Data shown:

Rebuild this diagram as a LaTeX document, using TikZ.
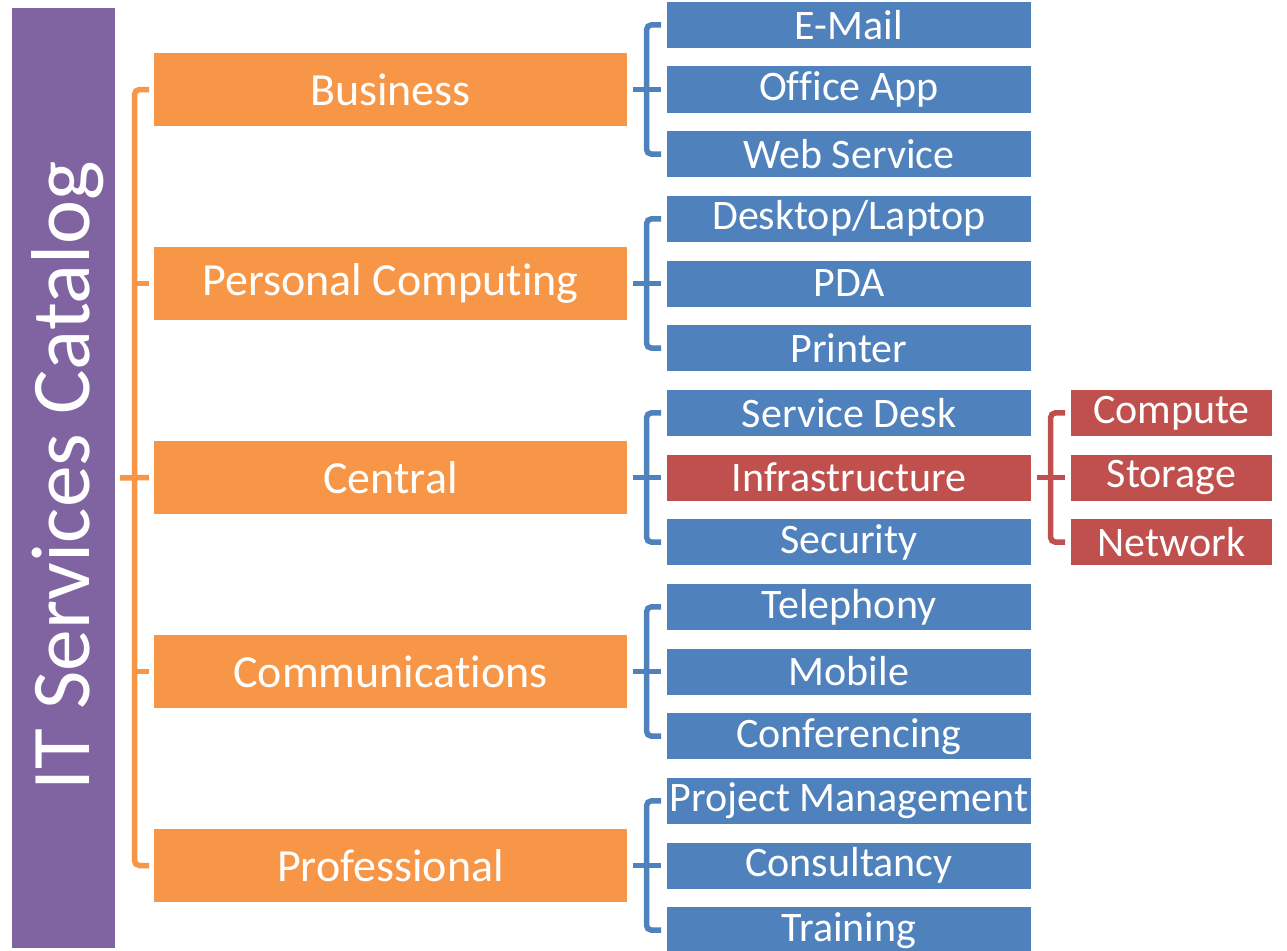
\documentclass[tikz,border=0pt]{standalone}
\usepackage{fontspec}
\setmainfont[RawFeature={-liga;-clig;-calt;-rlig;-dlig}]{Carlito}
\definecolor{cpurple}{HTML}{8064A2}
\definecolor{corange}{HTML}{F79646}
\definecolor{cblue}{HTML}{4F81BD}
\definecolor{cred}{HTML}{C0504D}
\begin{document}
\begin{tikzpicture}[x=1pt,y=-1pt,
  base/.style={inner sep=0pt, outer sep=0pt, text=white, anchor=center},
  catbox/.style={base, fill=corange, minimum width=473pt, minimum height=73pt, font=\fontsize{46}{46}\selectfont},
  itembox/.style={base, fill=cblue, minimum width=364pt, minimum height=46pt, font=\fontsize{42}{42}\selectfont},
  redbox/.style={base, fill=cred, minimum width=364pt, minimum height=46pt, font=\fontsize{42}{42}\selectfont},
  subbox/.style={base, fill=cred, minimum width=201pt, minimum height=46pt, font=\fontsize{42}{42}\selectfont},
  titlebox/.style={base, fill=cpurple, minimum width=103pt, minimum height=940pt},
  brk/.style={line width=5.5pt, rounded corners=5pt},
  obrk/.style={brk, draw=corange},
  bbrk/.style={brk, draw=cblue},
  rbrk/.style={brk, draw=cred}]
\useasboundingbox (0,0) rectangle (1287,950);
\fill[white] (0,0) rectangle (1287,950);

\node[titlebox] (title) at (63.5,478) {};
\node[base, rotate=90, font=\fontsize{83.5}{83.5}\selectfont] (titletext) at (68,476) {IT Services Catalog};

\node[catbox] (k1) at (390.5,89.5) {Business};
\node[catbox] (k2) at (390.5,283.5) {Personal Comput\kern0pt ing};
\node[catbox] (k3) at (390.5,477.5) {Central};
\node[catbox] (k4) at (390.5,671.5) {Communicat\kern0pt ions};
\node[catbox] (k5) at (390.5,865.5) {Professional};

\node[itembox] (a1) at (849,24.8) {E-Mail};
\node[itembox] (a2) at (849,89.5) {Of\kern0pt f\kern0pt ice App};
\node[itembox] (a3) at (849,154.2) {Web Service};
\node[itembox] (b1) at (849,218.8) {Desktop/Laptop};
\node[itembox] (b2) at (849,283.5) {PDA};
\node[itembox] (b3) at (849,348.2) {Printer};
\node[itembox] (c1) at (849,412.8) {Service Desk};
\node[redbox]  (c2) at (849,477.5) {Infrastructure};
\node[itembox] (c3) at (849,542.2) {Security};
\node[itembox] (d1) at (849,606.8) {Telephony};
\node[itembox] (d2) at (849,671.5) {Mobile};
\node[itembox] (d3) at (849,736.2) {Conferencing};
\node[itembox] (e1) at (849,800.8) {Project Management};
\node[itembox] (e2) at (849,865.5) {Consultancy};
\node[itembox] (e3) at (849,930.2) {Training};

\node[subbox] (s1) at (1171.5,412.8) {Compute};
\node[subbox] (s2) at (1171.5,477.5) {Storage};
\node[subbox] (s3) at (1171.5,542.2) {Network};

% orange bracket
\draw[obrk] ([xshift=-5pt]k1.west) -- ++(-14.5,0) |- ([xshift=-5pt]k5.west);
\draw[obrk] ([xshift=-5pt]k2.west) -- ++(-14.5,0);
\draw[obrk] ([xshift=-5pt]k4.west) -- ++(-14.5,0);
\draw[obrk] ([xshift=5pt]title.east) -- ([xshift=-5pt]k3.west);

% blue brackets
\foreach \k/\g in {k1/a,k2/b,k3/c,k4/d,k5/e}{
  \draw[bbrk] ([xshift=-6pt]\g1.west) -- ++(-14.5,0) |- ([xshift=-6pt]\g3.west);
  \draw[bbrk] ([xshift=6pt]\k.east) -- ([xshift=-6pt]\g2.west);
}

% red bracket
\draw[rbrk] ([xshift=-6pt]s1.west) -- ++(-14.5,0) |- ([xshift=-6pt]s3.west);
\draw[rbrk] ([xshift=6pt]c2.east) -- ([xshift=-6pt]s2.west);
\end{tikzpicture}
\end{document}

Set task:
Give an exact reproduction of every line, leaving out any picture.

Answer to the exercise:
Rebuild this diagram as a LaTeX document, using TikZ.
\documentclass[tikz,border=0pt]{standalone}
\usepackage{fontspec}
\setmainfont[RawFeature={-liga;-clig;-calt;-rlig;-dlig}]{Carlito}
\definecolor{cpurple}{HTML}{8064A2}
\definecolor{corange}{HTML}{F79646}
\definecolor{cblue}{HTML}{4F81BD}
\definecolor{cred}{HTML}{C0504D}
\begin{document}
\begin{tikzpicture}[x=1pt,y=-1pt,
  base/.style={inner sep=0pt, outer sep=0pt, text=white, anchor=center},
  catbox/.style={base, fill=corange, minimum width=473pt, minimum height=73pt, font=\fontsize{46}{46}\selectfont},
  itembox/.style={base, fill=cblue, minimum width=364pt, minimum height=46pt, font=\fontsize{42}{42}\selectfont},
  redbox/.style={base, fill=cred, minimum width=364pt, minimum height=46pt, font=\fontsize{42}{42}\selectfont},
  subbox/.style={base, fill=cred, minimum width=201pt, minimum height=46pt, font=\fontsize{42}{42}\selectfont},
  titlebox/.style={base, fill=cpurple, minimum width=103pt, minimum height=940pt},
  brk/.style={line width=5.5pt, rounded corners=5pt},
  obrk/.style={brk, draw=corange},
  bbrk/.style={brk, draw=cblue},
  rbrk/.style={brk, draw=cred}]
\useasboundingbox (0,0) rectangle (1287,950);
\fill[white] (0,0) rectangle (1287,950);

\node[titlebox] (title) at (63.5,478) {};
\node[base, rotate=90, font=\fontsize{83.5}{83.5}\selectfont] (titletext) at (68,476) {IT Services Catalog};

\node[catbox] (k1) at (390.5,89.5) {Business};
\node[catbox] (k2) at (390.5,283.5) {Personal Comput\kern0pt ing};
\node[catbox] (k3) at (390.5,477.5) {Central};
\node[catbox] (k4) at (390.5,671.5) {Communicat\kern0pt ions};
\node[catbox] (k5) at (390.5,865.5) {Professional};

\node[itembox] (a1) at (849,24.8) {E-Mail};
\node[itembox] (a2) at (849,89.5) {Of\kern0pt f\kern0pt ice App};
\node[itembox] (a3) at (849,154.2) {Web Service};
\node[itembox] (b1) at (849,218.8) {Desktop/Laptop};
\node[itembox] (b2) at (849,283.5) {PDA};
\node[itembox] (b3) at (849,348.2) {Printer};
\node[itembox] (c1) at (849,412.8) {Service Desk};
\node[redbox]  (c2) at (849,477.5) {Infrastructure};
\node[itembox] (c3) at (849,542.2) {Security};
\node[itembox] (d1) at (849,606.8) {Telephony};
\node[itembox] (d2) at (849,671.5) {Mobile};
\node[itembox] (d3) at (849,736.2) {Conferencing};
\node[itembox] (e1) at (849,800.8) {Project Management};
\node[itembox] (e2) at (849,865.5) {Consultancy};
\node[itembox] (e3) at (849,930.2) {Training};

\node[subbox] (s1) at (1171.5,412.8) {Compute};
\node[subbox] (s2) at (1171.5,477.5) {Storage};
\node[subbox] (s3) at (1171.5,542.2) {Network};

% orange bracket
\draw[obrk] ([xshift=-5pt]k1.west) -- ++(-14.5,0) |- ([xshift=-5pt]k5.west);
\draw[obrk] ([xshift=-5pt]k2.west) -- ++(-14.5,0);
\draw[obrk] ([xshift=-5pt]k4.west) -- ++(-14.5,0);
\draw[obrk] ([xshift=5pt]title.east) -- ([xshift=-5pt]k3.west);

% blue brackets
\foreach \k/\g in {k1/a,k2/b,k3/c,k4/d,k5/e}{
  \draw[bbrk] ([xshift=-6pt]\g1.west) -- ++(-14.5,0) |- ([xshift=-6pt]\g3.west);
  \draw[bbrk] ([xshift=6pt]\k.east) -- ([xshift=-6pt]\g2.west);
}

% red bracket
\draw[rbrk] ([xshift=-6pt]s1.west) -- ++(-14.5,0) |- ([xshift=-6pt]s3.west);
\draw[rbrk] ([xshift=6pt]c2.east) -- ([xshift=-6pt]s2.west);
\end{tikzpicture}
\end{document}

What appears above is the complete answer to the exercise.